Output the full listing below exactly, without the pictures.
==== Stored data
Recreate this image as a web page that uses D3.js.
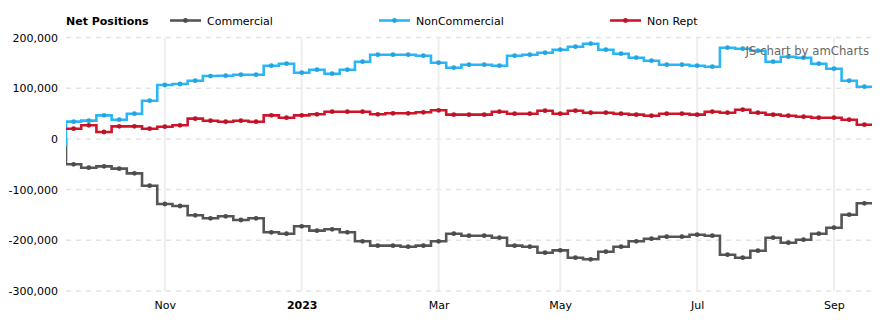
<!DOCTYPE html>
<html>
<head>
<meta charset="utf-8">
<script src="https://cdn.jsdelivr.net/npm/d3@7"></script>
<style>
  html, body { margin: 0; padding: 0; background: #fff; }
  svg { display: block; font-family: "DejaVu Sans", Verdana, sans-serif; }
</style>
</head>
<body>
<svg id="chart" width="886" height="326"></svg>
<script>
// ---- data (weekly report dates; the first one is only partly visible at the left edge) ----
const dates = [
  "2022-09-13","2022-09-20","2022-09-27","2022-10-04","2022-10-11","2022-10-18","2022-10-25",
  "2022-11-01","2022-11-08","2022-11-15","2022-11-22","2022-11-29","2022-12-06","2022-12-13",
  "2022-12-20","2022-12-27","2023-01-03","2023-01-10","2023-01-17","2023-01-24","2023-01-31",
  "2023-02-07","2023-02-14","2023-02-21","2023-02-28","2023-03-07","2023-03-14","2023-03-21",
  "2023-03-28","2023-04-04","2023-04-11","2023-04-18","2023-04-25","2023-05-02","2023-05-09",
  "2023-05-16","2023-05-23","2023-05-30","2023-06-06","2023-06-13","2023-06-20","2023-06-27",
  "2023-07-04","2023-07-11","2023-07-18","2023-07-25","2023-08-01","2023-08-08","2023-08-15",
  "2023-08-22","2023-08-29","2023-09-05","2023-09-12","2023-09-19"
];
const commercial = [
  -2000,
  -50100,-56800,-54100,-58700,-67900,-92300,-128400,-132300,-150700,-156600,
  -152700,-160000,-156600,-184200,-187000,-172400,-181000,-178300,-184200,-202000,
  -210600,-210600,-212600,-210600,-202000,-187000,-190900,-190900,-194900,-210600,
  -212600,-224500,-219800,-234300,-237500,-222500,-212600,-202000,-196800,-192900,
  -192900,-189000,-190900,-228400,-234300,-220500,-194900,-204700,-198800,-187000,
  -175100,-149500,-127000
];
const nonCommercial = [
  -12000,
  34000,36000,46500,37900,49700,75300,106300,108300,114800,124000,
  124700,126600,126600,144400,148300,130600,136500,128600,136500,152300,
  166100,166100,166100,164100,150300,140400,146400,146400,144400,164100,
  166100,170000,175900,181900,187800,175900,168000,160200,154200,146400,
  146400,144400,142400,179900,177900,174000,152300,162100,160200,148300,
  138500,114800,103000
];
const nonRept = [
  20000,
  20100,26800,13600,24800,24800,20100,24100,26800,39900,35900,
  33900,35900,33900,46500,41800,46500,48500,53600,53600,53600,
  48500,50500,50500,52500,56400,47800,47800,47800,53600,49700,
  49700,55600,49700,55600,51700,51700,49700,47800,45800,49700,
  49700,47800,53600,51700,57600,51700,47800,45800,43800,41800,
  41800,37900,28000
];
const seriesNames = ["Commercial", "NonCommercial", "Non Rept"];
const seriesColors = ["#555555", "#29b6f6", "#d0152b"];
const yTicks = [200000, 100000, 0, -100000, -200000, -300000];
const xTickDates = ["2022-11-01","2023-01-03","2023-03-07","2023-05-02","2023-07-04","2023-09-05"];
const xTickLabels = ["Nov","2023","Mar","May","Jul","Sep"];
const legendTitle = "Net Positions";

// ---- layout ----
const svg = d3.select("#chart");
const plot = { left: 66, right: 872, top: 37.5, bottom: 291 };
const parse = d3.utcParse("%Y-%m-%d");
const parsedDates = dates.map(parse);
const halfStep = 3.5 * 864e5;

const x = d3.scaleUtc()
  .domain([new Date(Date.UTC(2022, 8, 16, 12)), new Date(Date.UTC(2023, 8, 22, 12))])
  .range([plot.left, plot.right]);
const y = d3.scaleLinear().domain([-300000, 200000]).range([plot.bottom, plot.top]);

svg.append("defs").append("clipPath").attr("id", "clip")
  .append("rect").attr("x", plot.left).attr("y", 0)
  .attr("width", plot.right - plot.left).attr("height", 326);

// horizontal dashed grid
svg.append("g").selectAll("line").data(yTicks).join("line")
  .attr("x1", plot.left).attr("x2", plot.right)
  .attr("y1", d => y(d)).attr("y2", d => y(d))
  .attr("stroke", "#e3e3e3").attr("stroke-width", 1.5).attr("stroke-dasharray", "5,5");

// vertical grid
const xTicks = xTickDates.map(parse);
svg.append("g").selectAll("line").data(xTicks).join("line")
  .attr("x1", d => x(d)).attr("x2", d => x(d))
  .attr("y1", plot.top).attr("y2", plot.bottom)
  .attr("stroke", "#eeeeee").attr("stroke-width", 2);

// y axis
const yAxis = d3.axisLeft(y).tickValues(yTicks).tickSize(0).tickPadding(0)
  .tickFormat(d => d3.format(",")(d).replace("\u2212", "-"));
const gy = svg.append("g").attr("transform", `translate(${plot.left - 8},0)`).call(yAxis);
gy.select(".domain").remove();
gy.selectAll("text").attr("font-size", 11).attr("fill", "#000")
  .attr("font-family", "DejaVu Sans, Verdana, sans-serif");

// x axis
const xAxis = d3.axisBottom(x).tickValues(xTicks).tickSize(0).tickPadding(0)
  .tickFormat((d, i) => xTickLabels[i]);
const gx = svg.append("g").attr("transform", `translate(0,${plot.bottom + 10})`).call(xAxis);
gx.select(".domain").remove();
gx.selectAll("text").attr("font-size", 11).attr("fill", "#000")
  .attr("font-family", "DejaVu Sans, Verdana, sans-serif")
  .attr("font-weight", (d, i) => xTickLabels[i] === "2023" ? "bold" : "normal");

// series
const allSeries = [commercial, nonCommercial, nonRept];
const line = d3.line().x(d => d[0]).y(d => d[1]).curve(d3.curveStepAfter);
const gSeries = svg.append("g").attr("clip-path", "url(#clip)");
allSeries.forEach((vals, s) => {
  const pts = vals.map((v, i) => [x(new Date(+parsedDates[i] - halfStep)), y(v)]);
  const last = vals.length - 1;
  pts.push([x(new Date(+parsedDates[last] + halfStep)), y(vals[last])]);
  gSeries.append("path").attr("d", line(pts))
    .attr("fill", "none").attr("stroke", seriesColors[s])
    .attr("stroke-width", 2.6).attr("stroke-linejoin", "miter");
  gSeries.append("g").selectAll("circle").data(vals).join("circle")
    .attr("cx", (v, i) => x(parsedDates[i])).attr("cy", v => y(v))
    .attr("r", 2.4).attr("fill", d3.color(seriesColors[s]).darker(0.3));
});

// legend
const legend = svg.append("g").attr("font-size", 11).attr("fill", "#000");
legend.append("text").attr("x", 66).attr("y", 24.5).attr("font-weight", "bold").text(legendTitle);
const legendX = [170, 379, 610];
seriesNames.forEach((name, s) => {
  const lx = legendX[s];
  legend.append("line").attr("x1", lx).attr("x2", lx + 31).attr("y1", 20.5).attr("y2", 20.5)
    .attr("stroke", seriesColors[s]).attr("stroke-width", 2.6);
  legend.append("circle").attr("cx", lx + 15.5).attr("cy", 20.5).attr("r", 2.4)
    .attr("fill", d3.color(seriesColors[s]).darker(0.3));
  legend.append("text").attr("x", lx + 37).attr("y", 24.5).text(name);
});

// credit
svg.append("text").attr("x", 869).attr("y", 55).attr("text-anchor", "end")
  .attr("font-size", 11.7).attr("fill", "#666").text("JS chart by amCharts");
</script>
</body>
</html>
========
Answer to this exercise »
Recreate this image as a web page that uses D3.js.
<!DOCTYPE html>
<html>
<head>
<meta charset="utf-8">
<script src="https://cdn.jsdelivr.net/npm/d3@7"></script>
<style>
  html, body { margin: 0; padding: 0; background: #fff; }
  svg { display: block; font-family: "DejaVu Sans", Verdana, sans-serif; }
</style>
</head>
<body>
<svg id="chart" width="886" height="326"></svg>
<script>
// ---- data (weekly report dates; the first one is only partly visible at the left edge) ----
const dates = [
  "2022-09-13","2022-09-20","2022-09-27","2022-10-04","2022-10-11","2022-10-18","2022-10-25",
  "2022-11-01","2022-11-08","2022-11-15","2022-11-22","2022-11-29","2022-12-06","2022-12-13",
  "2022-12-20","2022-12-27","2023-01-03","2023-01-10","2023-01-17","2023-01-24","2023-01-31",
  "2023-02-07","2023-02-14","2023-02-21","2023-02-28","2023-03-07","2023-03-14","2023-03-21",
  "2023-03-28","2023-04-04","2023-04-11","2023-04-18","2023-04-25","2023-05-02","2023-05-09",
  "2023-05-16","2023-05-23","2023-05-30","2023-06-06","2023-06-13","2023-06-20","2023-06-27",
  "2023-07-04","2023-07-11","2023-07-18","2023-07-25","2023-08-01","2023-08-08","2023-08-15",
  "2023-08-22","2023-08-29","2023-09-05","2023-09-12","2023-09-19"
];
const commercial = [
  -2000,
  -50100,-56800,-54100,-58700,-67900,-92300,-128400,-132300,-150700,-156600,
  -152700,-160000,-156600,-184200,-187000,-172400,-181000,-178300,-184200,-202000,
  -210600,-210600,-212600,-210600,-202000,-187000,-190900,-190900,-194900,-210600,
  -212600,-224500,-219800,-234300,-237500,-222500,-212600,-202000,-196800,-192900,
  -192900,-189000,-190900,-228400,-234300,-220500,-194900,-204700,-198800,-187000,
  -175100,-149500,-127000
];
const nonCommercial = [
  -12000,
  34000,36000,46500,37900,49700,75300,106300,108300,114800,124000,
  124700,126600,126600,144400,148300,130600,136500,128600,136500,152300,
  166100,166100,166100,164100,150300,140400,146400,146400,144400,164100,
  166100,170000,175900,181900,187800,175900,168000,160200,154200,146400,
  146400,144400,142400,179900,177900,174000,152300,162100,160200,148300,
  138500,114800,103000
];
const nonRept = [
  20000,
  20100,26800,13600,24800,24800,20100,24100,26800,39900,35900,
  33900,35900,33900,46500,41800,46500,48500,53600,53600,53600,
  48500,50500,50500,52500,56400,47800,47800,47800,53600,49700,
  49700,55600,49700,55600,51700,51700,49700,47800,45800,49700,
  49700,47800,53600,51700,57600,51700,47800,45800,43800,41800,
  41800,37900,28000
];
const seriesNames = ["Commercial", "NonCommercial", "Non Rept"];
const seriesColors = ["#555555", "#29b6f6", "#d0152b"];
const yTicks = [200000, 100000, 0, -100000, -200000, -300000];
const xTickDates = ["2022-11-01","2023-01-03","2023-03-07","2023-05-02","2023-07-04","2023-09-05"];
const xTickLabels = ["Nov","2023","Mar","May","Jul","Sep"];
const legendTitle = "Net Positions";

// ---- layout ----
const svg = d3.select("#chart");
const plot = { left: 66, right: 872, top: 37.5, bottom: 291 };
const parse = d3.utcParse("%Y-%m-%d");
const parsedDates = dates.map(parse);
const halfStep = 3.5 * 864e5;

const x = d3.scaleUtc()
  .domain([new Date(Date.UTC(2022, 8, 16, 12)), new Date(Date.UTC(2023, 8, 22, 12))])
  .range([plot.left, plot.right]);
const y = d3.scaleLinear().domain([-300000, 200000]).range([plot.bottom, plot.top]);

svg.append("defs").append("clipPath").attr("id", "clip")
  .append("rect").attr("x", plot.left).attr("y", 0)
  .attr("width", plot.right - plot.left).attr("height", 326);

// horizontal dashed grid
svg.append("g").selectAll("line").data(yTicks).join("line")
  .attr("x1", plot.left).attr("x2", plot.right)
  .attr("y1", d => y(d)).attr("y2", d => y(d))
  .attr("stroke", "#e3e3e3").attr("stroke-width", 1.5).attr("stroke-dasharray", "5,5");

// vertical grid
const xTicks = xTickDates.map(parse);
svg.append("g").selectAll("line").data(xTicks).join("line")
  .attr("x1", d => x(d)).attr("x2", d => x(d))
  .attr("y1", plot.top).attr("y2", plot.bottom)
  .attr("stroke", "#eeeeee").attr("stroke-width", 2);

// y axis
const yAxis = d3.axisLeft(y).tickValues(yTicks).tickSize(0).tickPadding(0)
  .tickFormat(d => d3.format(",")(d).replace("\u2212", "-"));
const gy = svg.append("g").attr("transform", `translate(${plot.left - 8},0)`).call(yAxis);
gy.select(".domain").remove();
gy.selectAll("text").attr("font-size", 11).attr("fill", "#000")
  .attr("font-family", "DejaVu Sans, Verdana, sans-serif");

// x axis
const xAxis = d3.axisBottom(x).tickValues(xTicks).tickSize(0).tickPadding(0)
  .tickFormat((d, i) => xTickLabels[i]);
const gx = svg.append("g").attr("transform", `translate(0,${plot.bottom + 10})`).call(xAxis);
gx.select(".domain").remove();
gx.selectAll("text").attr("font-size", 11).attr("fill", "#000")
  .attr("font-family", "DejaVu Sans, Verdana, sans-serif")
  .attr("font-weight", (d, i) => xTickLabels[i] === "2023" ? "bold" : "normal");

// series
const allSeries = [commercial, nonCommercial, nonRept];
const line = d3.line().x(d => d[0]).y(d => d[1]).curve(d3.curveStepAfter);
const gSeries = svg.append("g").attr("clip-path", "url(#clip)");
allSeries.forEach((vals, s) => {
  const pts = vals.map((v, i) => [x(new Date(+parsedDates[i] - halfStep)), y(v)]);
  const last = vals.length - 1;
  pts.push([x(new Date(+parsedDates[last] + halfStep)), y(vals[last])]);
  gSeries.append("path").attr("d", line(pts))
    .attr("fill", "none").attr("stroke", seriesColors[s])
    .attr("stroke-width", 2.6).attr("stroke-linejoin", "miter");
  gSeries.append("g").selectAll("circle").data(vals).join("circle")
    .attr("cx", (v, i) => x(parsedDates[i])).attr("cy", v => y(v))
    .attr("r", 2.4).attr("fill", d3.color(seriesColors[s]).darker(0.3));
});

// legend
const legend = svg.append("g").attr("font-size", 11).attr("fill", "#000");
legend.append("text").attr("x", 66).attr("y", 24.5).attr("font-weight", "bold").text(legendTitle);
const legendX = [170, 379, 610];
seriesNames.forEach((name, s) => {
  const lx = legendX[s];
  legend.append("line").attr("x1", lx).attr("x2", lx + 31).attr("y1", 20.5).attr("y2", 20.5)
    .attr("stroke", seriesColors[s]).attr("stroke-width", 2.6);
  legend.append("circle").attr("cx", lx + 15.5).attr("cy", 20.5).attr("r", 2.4)
    .attr("fill", d3.color(seriesColors[s]).darker(0.3));
  legend.append("text").attr("x", lx + 37).attr("y", 24.5).text(name);
});

// credit
svg.append("text").attr("x", 869).attr("y", 55).attr("text-anchor", "end")
  .attr("font-size", 11.7).attr("fill", "#666").text("JS chart by amCharts");
</script>
</body>
</html>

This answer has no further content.